Not long time ago, a debtor, to defeat his creditors, would cause to be adjudged bankrupt. Or like the son of Moi, a famous citizen, file bankruptcy to avoid paying maintenance for an estranged wife.
In those days, one would be adjudged bankrupt for committing, what was called, an act of bankruptcy. There were eight acts of bankruptcy, including failure to pay debts and fraudulent preferences.
Potential bankrupts had found a trick. Before jumping into a cesspool that is bankruptcy, they would conceal his properties. The concealment would be by way putting the properties into shadow companies, bogus trusts or transferring their titles to hideous relatives.
They would leave little traceable properties, from which creditors would use to satisfy their debts, in outlined statutory priority. It was the morally bankrupt lawyers and accountants who engineered and arranged these crooked tricks. They thought, they were very clever. Not any more.
No sooner than the bankrupt was discharged from bankruptcy than they would retrieve concealed properties, go on to live happily thereafter, creditors demands vanquished.
Cyrus Jirongo, a politician of shady history, has been adjudged bankrupt. Probably, he is playing those tricks yore. Little does he know, the cheese has moved. Such era is long gone. Who moved the cheese? The errant era went with the passage of the new insolvency law, that year 2015.

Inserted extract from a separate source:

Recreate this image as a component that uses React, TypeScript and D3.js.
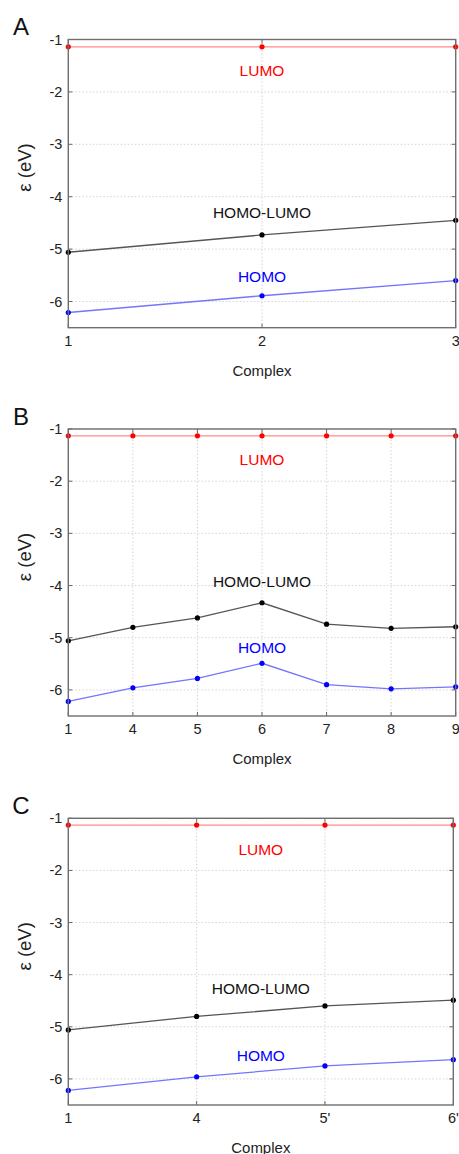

An individual will only be adjudged bankrupt on two scenarios. By their own filing of bankruptcy petition, when unable to pay their debts as they fall due. Or by failure to pay statutory demand of debt or levy of execution from creditors, within 21 days.
Once adjudged bankrupt, all properties will vest on the bankruptcy trustee. The official receiver, this being an office in the Attorney General’s office, is the bankruptcy trustee in the first instance. Later, creditors may appoint an insolvency practitioner to carry on.
To those who use bankruptcy to defeat creditors, woe. The catch comes by way of a claw back period, of two years. Properties that have been fraudulently transferred, sold at an undervalue, preference in payment to creditors, within two years, will have such transactions voidable.
The same note applies for a company. However, a company is not necessarily liquidated for being insolvent. Insolvency is a fact, where liabilities exceed assets. Liquidation is only the last step, of technically interring the company. But there are others ways, call them alternatives, on which an insolvent company may be saved.
Even so for individuals. Even when insolvent, one will not be adjudged bankrupt, if they are able to enter into scheme of arrangement with creditors. Such a scheme must be registered by the court.
The Insolvency Act that applies, Kenya copy and pasted it from England, without building consensus, without interrogating. It would look, Corruption has permeated even in law making. Consultants are hired to generate bills after kickbacks and they deliver tosh.
It is why you will find there is already an amendment Bill to amend this insolvency Act, despite it being less than two years old. The amendment bill is a shameful read. You will come across clauses like-
“Paragraph x is amended by deleting the word United Kingdom immediately after the word (.) and substituting thereof with word Kenya”. Even proper copy and pasting was a problem. Rotten republic.
It means. Defeating creditors demand. Any property you will have transferred to your relatives, trusts, used to capitalize companies, will be deemed to be either a preference, or fraudulent transfer. Such transfer will be voidable and will be reversed and vested to the bankruptcy trustee.
As a bankrupt, try concealing your properties, you will be risking penalties and jail terms. Before, penalties were a pat on the bank. Now such penalties are a stab on the belly. But you are will be entitled to keep your tools of trade. If Jirongo has orchestrated his bankruptcy, the future is gloomy.
Oh, Shakhalaga Jirongo, your life has become Shaghalabagala!